ASEAN Flag AU Flag NZ Flag

IP & Innovation: a must for SMEs


In the ASEAN Region, in Australia and New Zealand, business is booming and is forecast to continue to grow. By 2020, the middle-class population in Southeast Asia is estimated to reach 400 million. This is undoubtedly great news for local SMEs. However, the opening up of markets and new regional business opportunities also implies numerous new challenges that if not adequately tackled may seriously injure your business. These include:

  1. More competition from worldwide companies
  2. Need to reduce costs
  3. Shorter life-cycle for products
  4. Stricter legislative requirements
  5. Enhanced awareness and expectations by customers

Let’s now see what you can do to properly tackle all the above issues, in order to foster your business competitiveness. If you want to survive enhanced competition, and actually beat your competitors; if you wish to become more successful and make more money, then you need to … INNOVATE.

 

There are multiple ways in which you can innovate. However, most prominently you can:

  • Provide new, enhanced and better products and services, and/or
  • Provide the same products or services, but at competitively lower prices.
  • Needless to say, if you can do both … your chances of success will be greater.

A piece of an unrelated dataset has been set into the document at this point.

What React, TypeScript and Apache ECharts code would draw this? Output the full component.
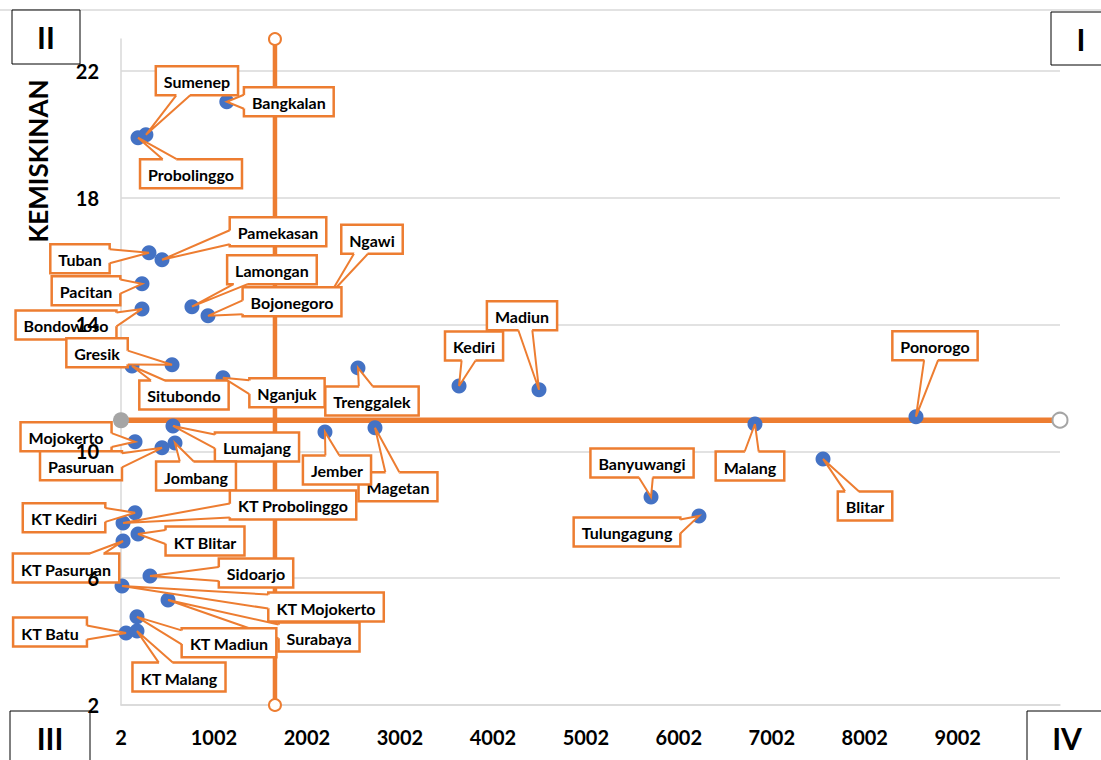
import React, { useEffect, useRef } from "react";
import * as echarts from "echarts";

// ---- data ----
const regionNames = [
  "Sumenep", "Bangkalan", "Probolinggo", "Ngawi", "Lamongan", "Bojonegoro", "Pamekasan",
  "Tuban", "Pacitan", "Bondowoso", "Gresik", "Situbondo", "Trenggalek", "Nganjuk",
  "Kediri", "Madiun", "Ponorogo", "Mojokerto", "Pasuruan", "Lumajang", "Jombang",
  "Magetan", "Jember", "Banyuwangi", "Malang", "Blitar", "Tulungagung",
  "KT Kediri", "KT Probolinggo", "KT Blitar", "KT Pasuruan", "Sidoarjo", "KT Mojokerto",
  "Surabaya", "KT Madiun", "KT Batu", "KT Malang",
];
const xValues = [
  270, 1140, 185, 2250, 765, 938, 443,
  303, 228, 228, 551, 120, 2551, 1099,
  3638, 4498, 8553, 153, 443, 561, 583,
  2734, 2196, 5703, 6821, 7553, 6219,
  153, 24, 185, 24, 314, 13,
  508, 174, 56, 174,
];
const yValues = [
  19.98, 21.02, 19.89, 14.95, 14.56, 14.27, 16.04,
  16.26, 15.28, 14.49, 12.73, 12.69, 12.63, 12.32,
  12.06, 11.94, 11.09, 10.30, 10.11, 10.80, 10.26,
  10.74, 10.61, 8.56, 10.86, 9.76, 7.96,
  8.06, 7.74, 7.39, 7.17, 6.07, 5.75,
  5.31, 4.78, 4.27, 4.33,
];
const xTickLabels = ["2", "1002", "2002", "3002", "4002", "5002", "6002", "7002", "8002", "9002"];
const yTickLabels = ["2", "6", "10", "14", "18", "22"];
const vLineX = 1658;
const vLineY = [2, 23];
const hLineY = 10.98;
const hLineX = [2, 10102];
const quadrantLabels = ["I", "II", "III", "IV"];
const yAxisTitle = "KEMISKINAN";

// ---- layout: label box centre offsets (pixels, from the point) ----
const labelOffsets: Record<string, [number, number]> = {
  "Sumenep": [51, -54], "Bangkalan": [62, 0], "Probolinggo": [53, 36], "Lamongan": [80, -37],
  "Bojonegoro": [84, -14], "Pamekasan": [116, -28], "Ngawi": [42, -55], "Tuban": [-69, 6],
  "Pacitan": [-56, 7], "Bondowoso": [-76, 16], "Gresik": [-75, -12], "Situbondo": [52, 29],
  "Trenggalek": [14, 33], "Nganjuk": [64, 15], "Kediri": [15, -40], "Madiun": [-17, -74],
  "Ponorogo": [19, -71], "Mojokerto": [-69, -5], "Pasuruan": [-81, 18], "Lumajang": [84, 21],
  "Jombang": [21, 33], "Magetan": [23, 59], "Jember": [12, 38], "Banyuwangi": [-9, -34],
  "Malang": [-5, 42], "Blitar": [42, 47], "Tulungagung": [-72, 16], "KT Kediri": [-71, 5],
  "KT Probolinggo": [170, -18], "KT Blitar": [67, 7], "KT Pasuruan": [-57, 27],
  "Sidoarjo": [106, -3], "KT Mojokerto": [204, 21], "Surabaya": [151, 37],
  "KT Madiun": [92, 26], "KT Batu": [-76, -1], "KT Malang": [42, 46],
};

const ORANGE = "#ED7D31";
const BLUE = "#4472C4";
const GRID = "#D9D9D9";
const FONT = "Lato, 'Open Sans', sans-serif";
const LABEL_FONT = `bold 16px ${FONT}`;
const PAD_X = 8;
const BOX_H = 29;
const HALF_BASE = 7;

function quadBox(label: string, x: number, y: number, w: number, h: number) {
  return {
    type: "group",
    z: 5,
    children: [
      { type: "rect", shape: { x, y, width: w, height: h }, style: { fill: "#fff", stroke: "#000", lineWidth: 1 } },
      {
        type: "text",
        x: x + w / 2,
        y: y + 27,
        style: { text: label, font: `bold 30px ${FONT}`, fill: "#000", align: "center", verticalAlign: "middle" },
      },
    ],
  };
}

function clamp(v: number, a: number, b: number) {
  return Math.max(a, Math.min(b, v));
}

export default function App() {
  const ref = useRef<HTMLDivElement>(null);
  useEffect(() => {
    if (!ref.current) return;
    const cv = document.createElement("canvas").getContext("2d")!;
    cv.font = LABEL_FONT;
    const textWidths = regionNames.map((n) => cv.measureText(n).width);

    const chart = echarts.init(ref.current, null, { renderer: "svg" });
    const points = regionNames.map((n, i) => [xValues[i], yValues[i]]);
    const yCommon = { type: "value", min: 2, max: 23, interval: 4 };

    const renderCallout = (params: any, api: any) => {
      const i = params.dataIndex;
      const name = regionNames[i];
      const p = api.coord([api.value(0), api.value(1)]);
      const off = labelOffsets[name] || [0, 0];
      const w = textWidths[i] + 2 * PAD_X;
      const h = BOX_H;
      const cx = p[0] + off[0];
      const cy = p[1] + off[1];
      const x0 = cx - w / 2;
      const y0 = cy - h / 2;
      const vx = p[0] - cx;
      const vy = p[1] - cy;
      let b1: number[];
      let b2: number[];
      let f1: number[];
      let f2: number[];
      if (Math.abs(vx) / (w / 2) > Math.abs(vy) / (h / 2)) {
        const sx = vx > 0 ? x0 + w : x0;
        const inset = vx > 0 ? -3 : 3;
        const by = clamp(cy + (vy / Math.abs(vx)) * (w / 2), y0 + HALF_BASE + 2, y0 + h - HALF_BASE - 2);
        b1 = [sx, by - HALF_BASE];
        b2 = [sx, by + HALF_BASE];
        f1 = [sx + inset, by - HALF_BASE + 1];
        f2 = [sx + inset, by + HALF_BASE - 1];
      } else {
        const sy = vy > 0 ? y0 + h : y0;
        const inset = vy > 0 ? -3 : 3;
        const bx = clamp(cx + (vx / Math.abs(vy)) * (h / 2), x0 + HALF_BASE + 2, x0 + w - HALF_BASE - 2);
        b1 = [bx - HALF_BASE, sy];
        b2 = [bx + HALF_BASE, sy];
        f1 = [bx - HALF_BASE + 1, sy + inset];
        f2 = [bx + HALF_BASE - 1, sy + inset];
      }
      return {
        type: "group",
        children: [
          {
            type: "rect",
            shape: { x: x0, y: y0, width: w, height: h },
            style: { fill: "#fff", stroke: ORANGE, lineWidth: 2.5 },
          },
          {
            type: "polygon",
            shape: { points: [f1, b1, p, b2, f2] },
            style: { fill: "#fff", stroke: null },
          },
          {
            type: "polyline",
            shape: { points: [b1, p, b2] },
            style: { fill: null, stroke: ORANGE, lineWidth: 2 },
          },
          {
            type: "text",
            x: cx,
            y: cy + 1,
            style: { text: name, font: LABEL_FONT, fill: "#000", align: "center", verticalAlign: "middle" },
          },
        ],
      };
    };

    chart.setOption({
      animation: false,
      backgroundColor: "#fff",
      grid: { left: 121, right: 41, top: 39, bottom: 55, containLabel: false },
      xAxis: {
        type: "value",
        min: 2,
        max: 10102,
        interval: 1000,
        axisLine: { show: true, lineStyle: { color: GRID, width: 1.5 } },
        axisTick: { show: false },
        splitLine: { show: false },
        axisLabel: {
          margin: 22,
          color: "#000",
          fontWeight: "bold",
          fontSize: 20,
          fontFamily: FONT,
          showMaxLabel: false,
          formatter: (v: number) => (xTickLabels.includes(String(v)) ? String(v) : ""),
        },
      },
      yAxis: [
        {
          ...yCommon,
          axisLine: { show: true, lineStyle: { color: GRID, width: 1.5 } },
          axisTick: { show: false },
          axisLabel: { show: false },
          splitLine: { show: true, showMaxLine: false, lineStyle: { color: GRID, width: 1.5 } },
        },
        {
          ...yCommon,
          position: "left",
          z: 10,
          axisLine: { show: false },
          axisTick: { show: false },
          splitLine: { show: false },
          axisLabel: {
            margin: 22,
            color: "#000",
            fontWeight: "bold",
            fontSize: 20,
            fontFamily: FONT,
            showMaxLabel: false,
            formatter: (v: number) => (yTickLabels.includes(String(v)) ? String(v) : ""),
          },
        },
      ],
      graphic: [
        { type: "line", z: 0, shape: { x1: 0, y1: 10, x2: 1101, y2: 10 }, style: { stroke: GRID, lineWidth: 1.5 } },
        {
          type: "text",
          x: 38,
          y: 161,
          rotation: Math.PI / 2,
          style: { text: yAxisTitle, font: `bold 26px ${FONT}`, fill: "#000", align: "center", verticalAlign: "middle" },
        },
        quadBox(quadrantLabels[1], 12, 10, 68, 54),
        quadBox(quadrantLabels[0], 1051, 12, 60, 53),
        quadBox(quadrantLabels[2], 10, 711, 80, 60),
        quadBox(quadrantLabels[3], 1027, 711, 80, 60),
      ],
      series: [
        {
          type: "line",
          z: 2,
          yAxisIndex: 0,
          data: [{ value: [vLineX, vLineY[0]] }, { value: [vLineX, vLineY[1]] }],
          symbol: "emptyCircle",
          symbolSize: 12,
          lineStyle: { color: ORANGE, width: 4.5 },
          itemStyle: { color: ORANGE, borderWidth: 1.5 },
          silent: true,
        },
        {
          type: "line",
          z: 2,
          yAxisIndex: 0,
          data: [
            { value: [hLineX[0], hLineY], symbol: "circle", symbolSize: 16, itemStyle: { color: "#A5A5A5" } },
            { value: [hLineX[1], hLineY], symbol: "emptyCircle", symbolSize: 15, itemStyle: { color: "#A5A5A5", borderWidth: 2 } },
          ],
          lineStyle: { color: ORANGE, width: 5.5 },
          silent: true,
        },
        {
          type: "scatter",
          z: 3,
          yAxisIndex: 0,
          symbolSize: 15,
          itemStyle: { color: BLUE, opacity: 1 },
          data: points,
          silent: true,
        },
        {
          type: "custom",
          z: 4,
          yAxisIndex: 0,
          coordinateSystem: "cartesian2d",
          clip: false,
          silent: true,
          data: points,
          renderItem: renderCallout,
        },
      ],
    });
    return () => chart.dispose();
  }, []);
  return (
    <div
      ref={ref}
      style={{ position: "fixed", left: 0, top: 0, width: 1101, height: 760, background: "#fff" }}
    />
  );
}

Innovation should take place at all levels of your business, from the analysis of customer needs (looking for new trends and possible niches); to the conception and prototyping phases; to efficient production, to the marketing and after-sale services. Your innovative efforts may result in some or all of the following:

  • Your products are more attractive and eye-catching,
  • Your products or services enjoy higher quality, or possess more functionalities,
  • Their branding is improved,
  • Their price is lower,
  • Your marketing strategy is well-conceived and successful,
  • Your after-sale services are excellent and well-thought-out.

However, innovating is hardly cost-free. It systematically involves significant human and financial resources. The only way in which you can ensure that nobody exploits your innovation without your authorization, that no one takes a free ride by copying you, and that you alone take full advantage of your innovative endeavours2 is by protecting your creative efforts through the appropriate IP right.

 

By looking at the examples above, if you have:

  • Improved the ornamental or aesthetic shape of your products, you should protect this new form as INDUSTRIAL DESIGN;
  • Found ways to improve the quality of your products or services or their functionalities, or discovered more efficient ways to produce them while reducing costs, most probably you can protect this invention through a PATENT or (if smaller) a UTILITY MODEL;
  • Adopted a new name or created a new logo for your products or services capable of distinguishing them from those of your competitors, then you should run to protect this sign as TRADEMARK;
  • Adopted especially successful marketing techniques and after sale services, you should make sure that you treat them as TRADE SECRETS;
  • Developed written documents (e.g. internal manuals, brochures for your company, advertisements, etc.), you will be pleased to know that they enjoy automatic protection under COPYRIGHT.

[2] Subject to a certain number of exceptions.